5th Premier of Bermuda
- In office 25 August 1995 – 27 March 1997
- Preceded by: John Swan
- Succeeded by: Pamela Gordon

Personal details
- Born: David John Saul November 27, 1939 Warwick, Bermuda
- Died: May 15, 2017 (aged 77) Devonshire, Bermuda
- Party: United Bermuda Party
- Occupation: Politician, businessman
- Known for: Premier of Bermuda (1995–1997)

= David Saul =

Bermudian politician (1939–2017)

David John Saul (Warwick, 27 November 1939 – Devonshire, 15 May 2017) was a Bermudian politician who was the Premier of Bermuda from 1995 to 1997.

==Political career==
Having finished his career in business David Saul was elected in 1989 from the United Bermuda Party (UBP) and soon after became a Minister of Finance at the government of John Swan.

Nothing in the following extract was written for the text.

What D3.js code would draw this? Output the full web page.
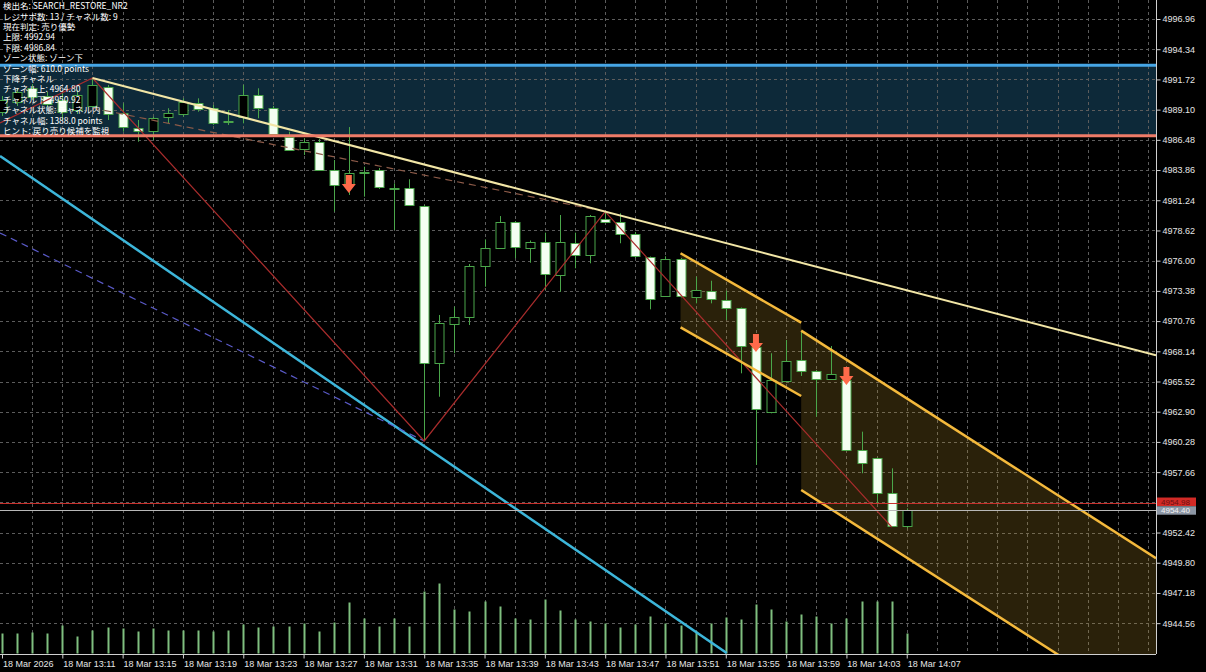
<!DOCTYPE html>
<html><head><meta charset="utf-8">
<script src="https://cdn.jsdelivr.net/npm/d3@7"></script>
<style>body{margin:0;background:#000;overflow:hidden}svg{display:block}</style>
</head><body><svg id="c" width="1206" height="672"></svg>
<script>
// ---------- DATA ----------
const opens  = [4988.89,4989.76,4990.98,4990.28,4989.94,4989.07,4989.42,4991.09,4988.78,4987.48,4987.19,4988.40,4988.72,4989.70,4989.27,4988.09,4988.49,4990.37,4989.22,4986.75,4985.75,4986.32,4983.86,4982.71,4983.65,4983.86,4982.33,4982.28,4980.74,4967.10,4970.57,4971.14,4975.54,4977.07,4979.33,4977.12,4977.65,4974.82,4977.51,4976.49,4979.61,4979.38,4978.29,4976.28,4972.94,4976.12,4972.88,4973.40,4972.59,4971.87,4968.49,4962.90,4965.56,4967.39,4966.43,4965.76,4965.65,4959.58,4958.86,4955.82,4952.99];
const highs  = [4990.28,4990.98,4991.32,4990.63,4990.54,4990.80,4991.84,4991.24,4989.65,4988.20,4988.49,4989.22,4990.08,4990.08,4989.50,4989.07,4991.24,4990.95,4989.42,4987.19,4986.61,4986.55,4984.73,4987.59,4984.15,4984.04,4982.71,4983.06,4980.83,4971.29,4972.01,4975.71,4977.85,4979.87,4979.44,4977.75,4978.43,4979.96,4978.43,4979.96,4980.25,4980.11,4978.49,4976.36,4976.38,4976.23,4974.61,4974.26,4973.40,4971.94,4969.12,4967.97,4969.12,4969.84,4966.52,4968.60,4965.94,4961.17,4958.93,4957.99,4954.52];
const lows   = [4988.55,4989.42,4989.94,4989.33,4988.20,4988.72,4989.24,4988.20,4987.19,4986.32,4986.47,4987.91,4988.49,4988.92,4987.77,4987.77,4987.91,4988.35,4986.81,4985.60,4985.17,4983.78,4980.25,4981.70,4981.55,4982.22,4978.66,4980.74,4960.36,4964.20,4967.97,4970.42,4973.74,4977.01,4976.21,4975.82,4973.46,4973.31,4975.34,4975.77,4979.31,4977.51,4976.23,4971.78,4972.85,4972.81,4972.30,4972.30,4970.85,4966.23,4958.28,4962.76,4965.48,4966.00,4962.47,4965.69,4959.49,4957.56,4954.98,4952.90,4952.79];
const closes = [4989.94,4990.63,4990.20,4989.59,4988.89,4990.37,4991.24,4988.78,4987.57,4987.25,4988.35,4988.78,4989.74,4989.22,4988.00,4988.03,4990.37,4989.22,4986.99,4985.66,4986.32,4983.92,4982.56,4983.63,4983.73,4982.36,4982.24,4980.83,4967.10,4970.57,4971.14,4975.54,4977.07,4979.33,4977.12,4977.65,4974.84,4977.65,4976.49,4979.87,4979.38,4978.37,4976.34,4972.68,4976.12,4972.88,4973.46,4972.68,4971.87,4968.60,4963.11,4965.65,4967.32,4966.46,4965.71,4966.17,4959.58,4958.43,4955.82,4952.99,4954.40];
const volumes = [20,20,21,20,28,17,23,26,25,22,25,23,23,23,22,23,29,26,27,27,30,22,31,51,35,27,35,27,62,70,44,42,52,47,35,34,54,43,34,32,30,26,29,37,30,28,22,30,36,34,49,44,32,39,37,30,35,52,52,52,20];

const xTickIdx = [0,4,8,12,16,20,24,28,32,36,40,44,48,52,56,60];
const xTickLabels = ["18 Mar 2026","18 Mar 13:11","18 Mar 13:15","18 Mar 13:19","18 Mar 13:23","18 Mar 13:27","18 Mar 13:31","18 Mar 13:35","18 Mar 13:39","18 Mar 13:43","18 Mar 13:47","18 Mar 13:51","18 Mar 13:55","18 Mar 13:59","18 Mar 14:03","18 Mar 14:07"];
const yTicks = [4996.96,4994.34,4991.72,4989.10,4986.48,4983.86,4981.24,4978.62,4976.00,4973.38,4970.76,4968.14,4965.52,4962.90,4960.28,4957.66,4955.04,4952.42,4949.80,4947.18,4944.56];
const yTickHidden = [4955.04]; // covered by the price labels in the reference

const zoneTop = 4992.94, zoneBottom = 4986.84;
const redLevel = 4954.98, bidLevel = 4954.40;
const zigzag = [[-0.13,4987.94],[6,4991.84],[28,4960.36],[40,4980.25],[59,4952.90]];
const upperTrend = [[6,4991.84],[40,4980.25]];
const dashedBrown = [[6,4989.24],[40,4980.25]];
const dashedBlue = [[-0.13,4978.40],[28,4960.36]];
const cyanLine = [[-0.13,4985.08],[48.06,4941.97]];
const channel1 = {from:45, to:53, upper:[4976.64,4970.62], lower:[4970.22,4964.26]};
const channel2 = {from:53, to:76.53, upper:[4969.93,4950.20], lower:[4956.11,4936.38]};
const sellArrows = [[23,4981.87],[50,4968.08],[56,4965.22]];
const infoLines = ["検出名: SEARCH_RESTORE_NR2","レジサポ数: 13 / チャネル数: 9","現在判定: 売り優勢","上限: 4992.94","下限: 4986.84","ゾーン状態: ゾーン下","ゾーン幅: 610.0 points","下降チャネル","チャネル上: 4964.80","チャネル下: 4950.92","チャネル状態: チャネル内","チャネル幅: 1388.0 points","ヒント: 戻り売り候補を監視"];

// ---------- SCALES ----------
const PW = 1156, PH = 654;
const x = d3.scaleLinear().domain([-0.133, 76.53]).range([0, PW]);
const y = d3.scaleLinear().domain([4941.886, 4998.608]).range([PH, 0]);
const yv = d3.scaleLinear().domain([0, 100]).range([653.5, 553.5]);
const px = i => Math.round(x(i)) + 0.5;

const svg = d3.select("#c");
svg.append("rect").attr("width",1206).attr("height",672).attr("fill","#000");
svg.append("defs").append("clipPath").attr("id","plot").append("rect").attr("width",PW).attr("height",PH);
const g = svg.append("g").attr("clip-path","url(#plot)");

// zone fill
g.append("rect").attr("x",0).attr("width",PW).attr("y",y(zoneTop)).attr("height",y(zoneBottom)-y(zoneTop)).attr("fill","#0d2939");

// grid
const grid = g.append("g").attr("stroke","#5c5c5c").attr("stroke-dasharray","3,3").attr("stroke-width",1);
grid.selectAll("line.h").data(yTicks).join("line").attr("x1",0).attr("x2",PW)
  .attr("y1",d=>Math.round(y(d))+0.5).attr("y2",d=>Math.round(y(d))+0.5);
grid.selectAll("line.v").data(d3.range(2,77,2)).join("line").attr("y1",0).attr("y2",PH)
  .attr("x1",d=>px(d)).attr("x2",d=>px(d));

// channel fills
function chanPoly(c){
  return [[x(c.from),y(c.upper[0])],[x(c.to),y(c.upper[1])],[x(c.to),y(c.lower[1])],[x(c.from),y(c.lower[0])]];
}
[channel1, channel2].forEach(c=>{
  g.append("path").attr("d", d3.line()(chanPoly(c))+"Z").attr("fill","rgba(190,150,45,0.22)");
});

// volumes
g.append("g").selectAll("line").data(volumes).join("line")
  .attr("x1",(d,i)=>px(i)).attr("x2",(d,i)=>px(i))
  .attr("y1",yv(0)).attr("y2",d=>yv(d))
  .attr("stroke","#7fbf7f").attr("stroke-width",2);

// candles
const idx = d3.range(opens.length);
const cg = g.append("g");
cg.selectAll("line.w").data(idx).join("line")
  .attr("x1",i=>px(i)).attr("x2",i=>px(i))
  .attr("y1",i=>y(highs[i])).attr("y2",i=>y(lows[i]))
  .attr("stroke","#4aa64a").attr("stroke-width",1);
cg.selectAll("rect.b").data(idx).join("rect")
  .attr("x",i=>px(i)-4.5).attr("width",9)
  .attr("y",i=>Math.round(y(Math.max(opens[i],closes[i])))+0.5)
  .attr("height",i=>Math.max(1,Math.round(Math.abs(y(opens[i])-y(closes[i])))))
  .attr("fill",i=>closes[i]>opens[i]?"#000":"#f4fff2")
  .attr("stroke","#4aa64a").attr("stroke-width",1);

// lines
const lineGen = d3.line().x(d=>x(d[0])).y(d=>y(d[1]));
function extendRight(pts){
  const [a,b]=pts; const s=(b[1]-a[1])/(b[0]-a[0]); const xe=x.domain()[1];
  return [a,[xe, a[1]+s*(xe-a[0])]];
}
g.append("path").attr("d",lineGen(cyanLine)).attr("stroke","#3db6da").attr("stroke-width",2.5).attr("fill","none");
g.append("path").attr("d",lineGen(dashedBlue)).attr("stroke","#5a5ac8").attr("stroke-width",1.2).attr("stroke-dasharray","7,5").attr("fill","none");
g.append("path").attr("d",lineGen(dashedBrown)).attr("stroke","#8c5a48").attr("stroke-width",1.2).attr("stroke-dasharray","7,5").attr("fill","none");
g.append("path").attr("d",lineGen(zigzag)).attr("stroke","#a82c2c").attr("stroke-width",1.2).attr("fill","none");
g.append("path").attr("d",lineGen(extendRight(upperTrend))).attr("stroke","#f2e6a6").attr("stroke-width",2).attr("fill","none");
[channel1, channel2].forEach(c=>{
  g.append("path").attr("d",lineGen([[c.from,c.upper[0]],[c.to,c.upper[1]]])).attr("stroke","#f4b93c").attr("stroke-width",2.5).attr("fill","none");
  g.append("path").attr("d",lineGen([[c.from,c.lower[0]],[c.to,c.lower[1]]])).attr("stroke","#f4b93c").attr("stroke-width",2.5).attr("fill","none");
});

// zone lines
g.append("line").attr("x1",0).attr("x2",PW).attr("y1",y(zoneTop)).attr("y2",y(zoneTop)).attr("stroke","#46a6e6").attr("stroke-width",3);
g.append("line").attr("x1",0).attr("x2",PW).attr("y1",y(zoneBottom)).attr("y2",y(zoneBottom)).attr("stroke","#ee7b68").attr("stroke-width",3);

// levels
g.append("line").attr("x1",0).attr("x2",PW).attr("y1",Math.round(y(redLevel))+0.5).attr("y2",Math.round(y(redLevel))+0.5).attr("stroke","#c8302c").attr("stroke-width",1);
g.append("line").attr("x1",0).attr("x2",PW).attr("y1",Math.round(y(bidLevel))+0.5).attr("y2",Math.round(y(bidLevel))+0.5).attr("stroke","#b8b8b8").attr("stroke-width",1);

// arrows
g.append("g").selectAll("path").data(sellArrows).join("path")
  .attr("d",d=>{const cx=x(d[0]), ty=y(d[1]);
    return `M${cx-7},${ty-9} L${cx-3},${ty-9} L${cx-3},${ty-18} L${cx+3},${ty-18} L${cx+3},${ty-9} L${cx+7},${ty-9} L${cx},${ty} Z`;})
  .attr("fill","#ff6a4a");

// axes
const yAxis = svg.append("g").attr("transform",`translate(${PW+0.5},0)`)
  .call(d3.axisRight(y).tickValues(yTicks).tickFormat(d=>yTickHidden.includes(d)?"":d.toFixed(2)).tickSize(4).tickSizeOuter(0));
const xAxis = svg.append("g").attr("transform",`translate(0,${PH+0.5})`)
  .call(d3.axisBottom(x).tickValues(xTickIdx).tickFormat((d,i)=>xTickLabels[i]).tickSize(4).tickSizeOuter(0));
[yAxis,xAxis].forEach(a=>{
  a.selectAll("path.domain").attr("stroke","#d0d0d0");
  a.selectAll("line").attr("stroke","#d0d0d0");
  a.selectAll("text").attr("fill","#e6e6e6").style("font-family","'Liberation Sans', Arial, sans-serif").style("font-size","9px");
});
yAxis.selectAll("text").attr("x",6);
xAxis.selectAll("text").attr("text-anchor","start").attr("dx","0.05em").attr("y",6);
xAxis.select("path.domain").attr("d",`M0,0H${PW}`);
yAxis.select("path.domain").attr("d",`M0,0V${PH}`);

// price labels (red one sits just above the grey bid label, as in the reference)
function priceLabel(v, cy, bg, fg){
  svg.append("rect").attr("x",PW+1).attr("y",cy-4).attr("width",39).attr("height",8.5).attr("fill",bg);
  svg.append("text").attr("x",PW+5).attr("y",cy+3).text(v.toFixed(2))
    .attr("fill",fg).style("font-family","'Liberation Sans', Arial, sans-serif").style("font-size","8px");
}
priceLabel(redLevel, y(redLevel)-1.5, "#d22a26","#6a1010");
priceLabel(bidLevel, y(bidLevel)+0.5, "#8c96a4","#f4f4f4");

// info text
svg.append("g").selectAll("text").data(infoLines).join("text")
  .attr("x",3).attr("y",(d,i)=>9.3+i*10.39).text(d=>d)
  .attr("fill","#ffffff").style("font-family","'Noto Sans CJK JP', 'Noto Sans', sans-serif").style("font-size","8.5px");
</script></body></html>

In 1995 the latter appointed him as his successor at the head of United Bermuda Party and government.

Saul was the fifth premier of Bermuda from 25 August 1995 to 27 March 1997, and his main task was negotiations with the British government of John Major about receiving British citizenship for the inhabitants of Bermuda. However, during Saul's tenure, UBP divided in two parts. One part supported the former Premier John Swan, who wanted to bring the franchise of McDonald's restaurants he owned to Bermuda. Unable to bring back party unity, Saul had to resign in 1997 and returned to running his businesses.

==Business career after resignation==
Saul held two senior posts with Fidelity Investments, from 1984 through to 1995, as the President of Fidelity Bermuda and Executive Vice President of Fidelity International. He retired from the firm in 1999 but remained a Director of Fidelity's main international Board of Dr. Solomon's Group PLC. He was a founding Trustee of the Bermuda Underwater Exploration Institute and a founding Director of the Professional Shipwreck Explorers Association. Saul served as an Operational Controller of Canetic Resources Trust.

== Personal life ==
Saul was married to his wife, Christine, and had two children, Jonathan and Robin. Saul suffered a stroke in March 2017 and then a second stroke soon after, which severely worsened his condition. Soon after, on 15 May 2017, he died at his home due to his condition. A memorial service was held at the Cathedral of the Most Holy Trinity in Hamilton, Bermuda. The service was attended by multiple former Premiers and cabinet ministers. He was buried at sea soon after.